Ever since the dot-coms, and then the Towers, came down, over a decade ago, corporations have given small investors the back of their hand.
(As always when I use The Monopoly Man as an illustration, I point you to the fine game produced by Hasbro.)
Hedge funds have arisen that squeeze out small profits on fast action, play with leverage, and take control of trends like social networking. Small players are not invited. This is how the 1% of the 1%, and the 1% of that group, kept their lead growing over the rest.
The result is that the best returns aren't available to you or me. Popular stocks cost hundreds of dollars (in the case of Berkshire Hathaway BRK.A many thousands of dollars) per share. Entire booms (like social networking) start to bust before small investors can even get a taste.

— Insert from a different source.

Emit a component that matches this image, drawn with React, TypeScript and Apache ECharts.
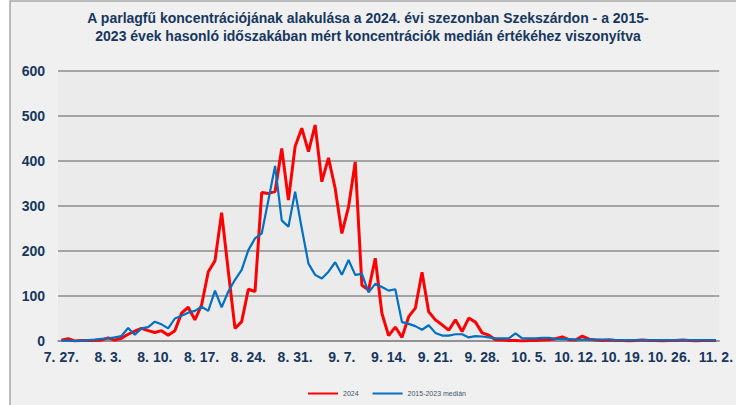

Instead we get the investment equivalent of mush, ETFs and mutual funds with limited risk but very limited return.
I think this is about to change.
One reason is the social networking crash, which has mostly happened out of sight and burned some very big checking accounts. With smart money getting suspicious, investment bankers are going to look for investment where they can get it.
Another reason is political. The atmospherics of giving all the best opportunities to a handful of people are bad. Spreading things out, even out toward the 5% of Americans with “mad money” to invest, is almost populist.
A third reason is technological. The Internet makes it very, very easy for small investors to move money around. Lots of people with small accounts still means a lot of money. Sites like Seeking Alpha give small investors the courage to play.